With 2014 approaching, the Calgary Real Estate Board announces its real estate forecast of Calgary for 2014.
More growth is expected in 2014 in the housing market in Calgary. Sales and prices will go up, said CREB, while preparing their annual housing forecast.
Ann-Marie Lurie, CREB’s chief economist expects sales growth to be 3.6 per cent. Price growth is expected to increase 4.3 percent. “Strong migration levels over the past two years have combined with strong employment and wage growth to support further gains in sales next year. Both sales and price growth exceeded our expectations in 2013. Stronger than expected demand was related to higher than expected migration and employment growth, while the tight rental market got tighter following the floods. Meanwhile, supply levels didn’t keep pace with rising demand, which pushed the market to favour sellers and created stronger than expected price growth,” says Lurie.
President of CREB®’s board of directors Becky Walters said: “While growth levels will ease from the double digit levels recorded this year, activity will remain above long term trends for the city. The price growth in the market has also encouraged growth in new listings. As of November, the citywide benchmark price totaled $424,600, pushing above unadjusted previous highs,” she said. “While not all communities have seen full price recovery, rising prices and tight market conditions have encouraged sellers to list their home.”
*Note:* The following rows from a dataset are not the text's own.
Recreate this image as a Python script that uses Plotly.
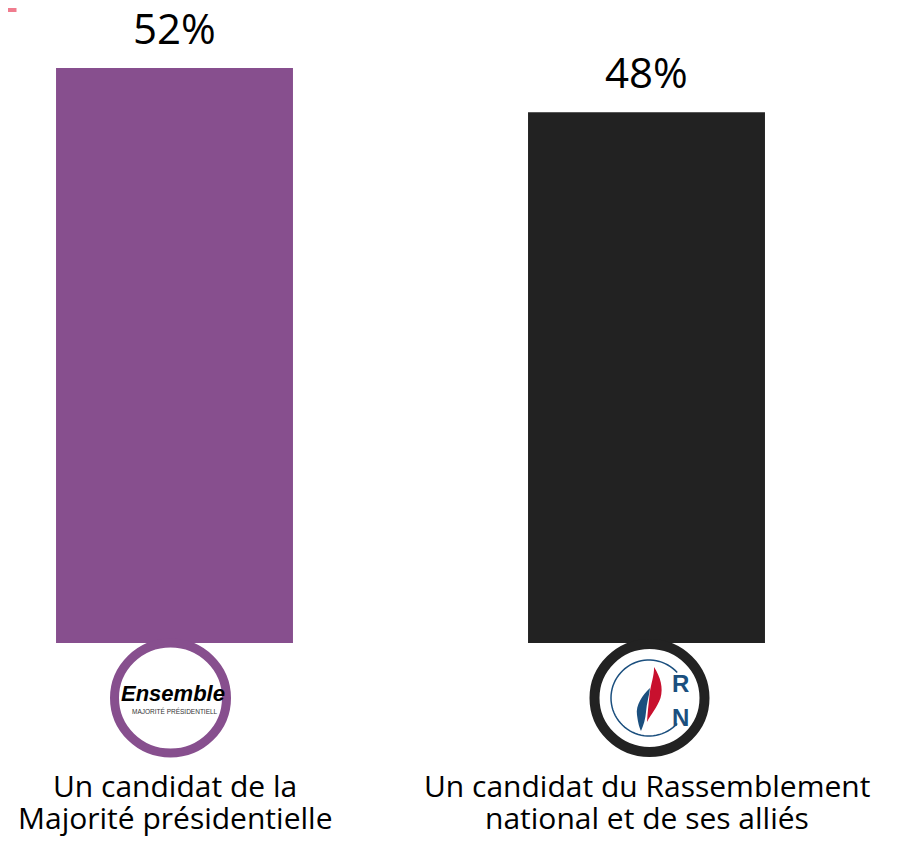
import math
import plotly.graph_objects as go

categories = ["Un candidat de la<br>Majorité présidentielle",
              "Un candidat du Rassemblement<br>national et de ses alliés"]
values = [52, 48]
value_labels = ["52%", "48%"]
bar_colors = ["#874F8E", "#222222"]

# the page adds an 8px body margin; figure pixel coordinates are page - 8
W, H = 889, 836
base_px = 635          # pixel row of the bar baseline inside the figure
px_per_unit = 575 / 52
y_top = base_px / px_per_unit
y_bot = -(H - base_px) / px_per_unit
x_unit = 472           # pixels between category centres
x0_px = 166.5
x_left = -x0_px / x_unit
x_right = (W - x0_px) / x_unit

FONT = "Open Sans, Noto Sans, sans-serif"
LOGO_FONT = "Liberation Sans, Arial, sans-serif"

fig = go.Figure()
fig.add_trace(go.Bar(
    x=[0, 1], y=values, width=0.502,
    marker=dict(color=bar_colors, line=dict(width=0)),
    hoverinfo="skip",
))

# value labels above bars
for i, (v, t) in enumerate(zip(values, value_labels)):
    fig.add_annotation(x=i, y=v, xref="x", yref="y", text=t, showarrow=False,
                       yanchor="bottom", yshift=10,
                       font=dict(size=42, color="#000000", family=FONT))

# category labels (line by line for tighter spacing)
for i, c in enumerate(categories):
    for j, line in enumerate(c.split("<br>")):
        fig.add_annotation(x=i, y=0, xref="x", yref="y", text=line, showarrow=False,
                           yanchor="middle", yshift=-142 - 32.5 * j,
                           font=dict(size=30, color="#000000", family=FONT))


def px_shape(i, **kw):
    d = dict(xref="x", yref="y", xsizemode="pixel", ysizemode="pixel",
             xanchor=i, yanchor=0, layer="above")
    d.update(kw)
    fig.add_shape(**d)


# logo rings (centre ~55 px below baseline)
cy = -55
px_shape(0, type="circle", x0=-4 - 56, x1=-4 + 56, y0=cy - 55, y1=cy + 55,
         fillcolor="#FFFFFF", line=dict(color="#874F8E", width=9))
px_shape(1, type="circle", x0=3 - 55, x1=3 + 55, y0=cy - 54, y1=cy + 54,
         fillcolor="#FFFFFF", line=dict(color="#222222", width=10))

# Ensemble logo text
fig.add_annotation(x=0, y=0, xref="x", yref="y", text="<b><i>Ensemble</i></b>",
                   showarrow=False, yshift=-50, xshift=-2,
                   font=dict(size=22, color="#000000", family=LOGO_FONT))
fig.add_annotation(x=0, y=0, xref="x", yref="y", text="MAJORITÉ PRÉSIDENTIELL",
                   showarrow=False, yshift=-68, xshift=0,
                   font=dict(size=6.5, color="#333333", family=LOGO_FONT))

# RN logo: thin blue arc, flames, letters
blue = "#1B4F7E"
red = "#C8102E"
r = 38
ccx, ccy = 2.5, -55
pts = []
for k in range(0, 61):
    a = math.radians(42 + k * (276 / 60))
    pts.append((ccx + r * math.cos(a), ccy + r * math.sin(a)))
path = "M " + " L ".join(f"{x:.1f},{y:.1f}" for x, y in pts)
px_shape(1, type="path", path=path, line=dict(color=blue, width=1.5))

red_flame = ("M 7.5,-24 C 14,-34 17,-45 14,-55 C 11,-64 4,-72 0.5,-79 "
             "C 1,-70 2,-62 3,-52 C 4,-42 8,-32 7.5,-24 Z")
blue_flame = ("M 3.5,-45 C -4,-52 -11,-62 -9.5,-72 C -8.5,-80 -7,-85 -5.5,-88 "
              "C -3,-82 -1,-76 -0.5,-69 C 0,-60 3,-52 3.5,-45 Z")
px_shape(1, type="path", path=red_flame, fillcolor=red, line=dict(width=0))
px_shape(1, type="path", path=blue_flame, fillcolor=blue, line=dict(width=0))

fig.add_annotation(x=1, y=0, xref="x", yref="y", text="<b>R</b>", showarrow=False,
                   xshift=34, yshift=-40,
                   font=dict(size=24, color=blue, family=LOGO_FONT))
fig.add_annotation(x=1, y=0, xref="x", yref="y", text="<b>N</b>", showarrow=False,
                   xshift=34, yshift=-74,
                   font=dict(size=24, color=blue, family=LOGO_FONT))

# pink corner mark at top-left
fig.add_shape(type="path", xref="paper", yref="paper",
              path=f"M 0,{1 - 2 / H:.5f} L {6.5 / W:.5f},{1 - 2 / H:.5f} L {6.5 / W:.5f},1",
              line=dict(color="#F07C8E", width=4), layer="above")

fig.update_layout(
    width=W, height=H,
    margin=dict(l=0, r=0, t=0, b=0),
    paper_bgcolor="#FFFFFF", plot_bgcolor="#FFFFFF",
    showlegend=False,
    xaxis=dict(range=[x_left, x_right], visible=False, fixedrange=True),
    yaxis=dict(range=[y_bot, y_top], visible=False, fixedrange=True),
    font=dict(family=FONT),
)

fig.write_html("out.html")
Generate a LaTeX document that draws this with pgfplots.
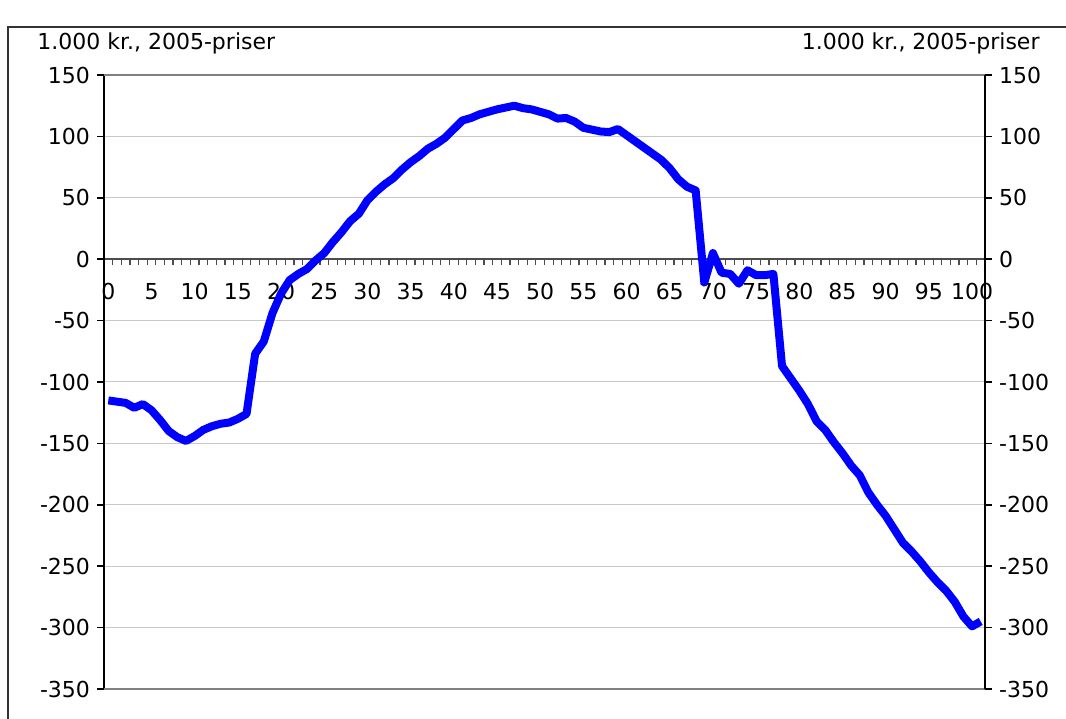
\documentclass[border=0pt]{standalone}
\usepackage{fontspec}
\setmainfont{DejaVu Sans}
\usepackage{pgfplots}
\pgfplotsset{compat=1.18}
\usepackage{pgfplotstable}
\pgfplotstableread{
age val
0 -115
1 -116
2 -117
3 -121
4 -118
5 -123
6 -131
7 -140
8 -145
9 -148
10 -144
11 -139
12 -136
13 -134
14 -133
15 -130
16 -126
17 -77
18 -67
19 -44
20 -28
21 -17
22 -12
23 -8
24 -1
25 5
26 14
27 22
28 31
29 37
30 48
31 55
32 61
33 66
34 73
35 79
36 84
37 90
38 94
39 99
40 106
41 113
42 115
43 118
44 120
45 122
46 123.5
47 125
48 123
49 122
50 120
51 118
52 114.5
53 115
54 112
55 107
56 105.5
57 104
58 103.5
59 106
60 101
61 96
62 91
63 86
64 81
65 74
66 65
67 59
68 56
69 -19
70 5
71 -11
72 -12
73 -20
74 -9
75 -13
76 -13
77 -12
78 -87
79 -97
80 -107
81 -118
82 -132
83 -139
84 -149
85 -158
86 -168
87 -176
88 -190
89 -200
90 -209
91 -220
92 -231
93 -238
94 -246
95 -255
96 -263
97 -270
98 -279
99 -291
100 -299
101 -295
}\datatable
\definecolor{gridgray}{RGB}{200,200,200}
\definecolor{bordergray}{RGB}{128,128,128}
\begin{document}
\begin{tikzpicture}[font=\fontsize{11}{13.2}\selectfont]
\useasboundingbox (0,0) rectangle (533pt,359pt);
\draw[black!80, line width=1pt] (4pt,-5pt) -- (4pt,345.5pt) -- (540pt,345.5pt);
\node[anchor=west, inner sep=0pt] at (18.5pt,337.5pt) {1.000 kr., 2005-priser};
\node[anchor=east, inner sep=0pt] at (520pt,337.5pt) {1.000 kr., 2005-priser};
\begin{axis}[
  at={(52pt,14.5pt)}, anchor=south west,
  scale only axis, width=440.5pt, height=307pt,
  xmin=-0.5, xmax=101.5, ymin=-350, ymax=150,
  axis x line=middle, axis y line=left,
  axis line style={-},
  x axis line style={draw=black!70, line width=0.8pt},
  y axis line style={draw=black, line width=1pt},
  xtick={0,5,...,100},
  xticklabels={0,5,10,15,20,25,30,35,40,45,50,55,60,65,70,75,80,85,90,95,100},
  minor xtick={-0.5,0.5,...,101.5},
  major x tick style={draw=none},
  minor x tick style={draw=black!70, line width=0.6pt},
  minor tick length=3pt,
  major tick length=3.5pt,
  tick align=outside,
  xticklabel style={anchor=north, yshift=-5pt},
  ytick={-350,-300,...,150},
  yticklabels={-350,-300,-250,-200,-150,-100,-50,0,50,100,150},
  major y tick style={draw=black, line width=0.8pt},
  ymajorgrids,
  major grid style={draw=gridgray, line width=0.5pt},
  clip=false,
]
\draw[bordergray, line width=1.2pt] (rel axis cs:0,1) -- (rel axis cs:1,1);
\draw[bordergray, line width=1.2pt] (rel axis cs:0,0) -- (rel axis cs:1,0);
\addplot[color={rgb,255:red,0;green,0;blue,255}, line width=4pt, line join=round, line cap=butt] table[x=age, y=val] {\datatable};
\end{axis}
\begin{axis}[
  at={(52pt,14.5pt)}, anchor=south west,
  scale only axis, width=440.5pt, height=307pt,
  xmin=-0.5, xmax=101.5, ymin=-350, ymax=150,
  axis x line=none, axis y line=right,
  axis line style={-},
  y axis line style={draw=black, line width=1pt},
  ytick={-350,-300,...,150},
  yticklabels={-350,-300,-250,-200,-150,-100,-50,0,50,100,150},
  major tick length=3.5pt,
  tick align=outside,
  major y tick style={draw=black, line width=0.8pt},
  xtick=\empty,
]
\end{axis}
\end{tikzpicture}
\end{document}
Economic conditions continue to remain favorable in 2014, said Lurie. Tight market conditions will likely persist over the near term, but rising listings and increased competition from the new home sector should alleviate supply pressure and push the market toward more balanced conditions in the later part of 2014.
“This combined with potential increases in long term lending rates should take some of the steam off the exceptionally strong price growth of eight per cent, which we’ve recorded so far this year,” said Lurie.
While growth is expected in 2014, said Lurie, there is considerable risk in the energy sector.
“If market access issues persist for the energy sector, and further softening in global economic conditions continue, it would likely impact investment activity and employment opportunities,” said Lurie. “This affects confidence and ultimately housing demand. However, if there’s positive progress made regarding market access, it could boost consumer confidence and support stronger than expected housing growth.”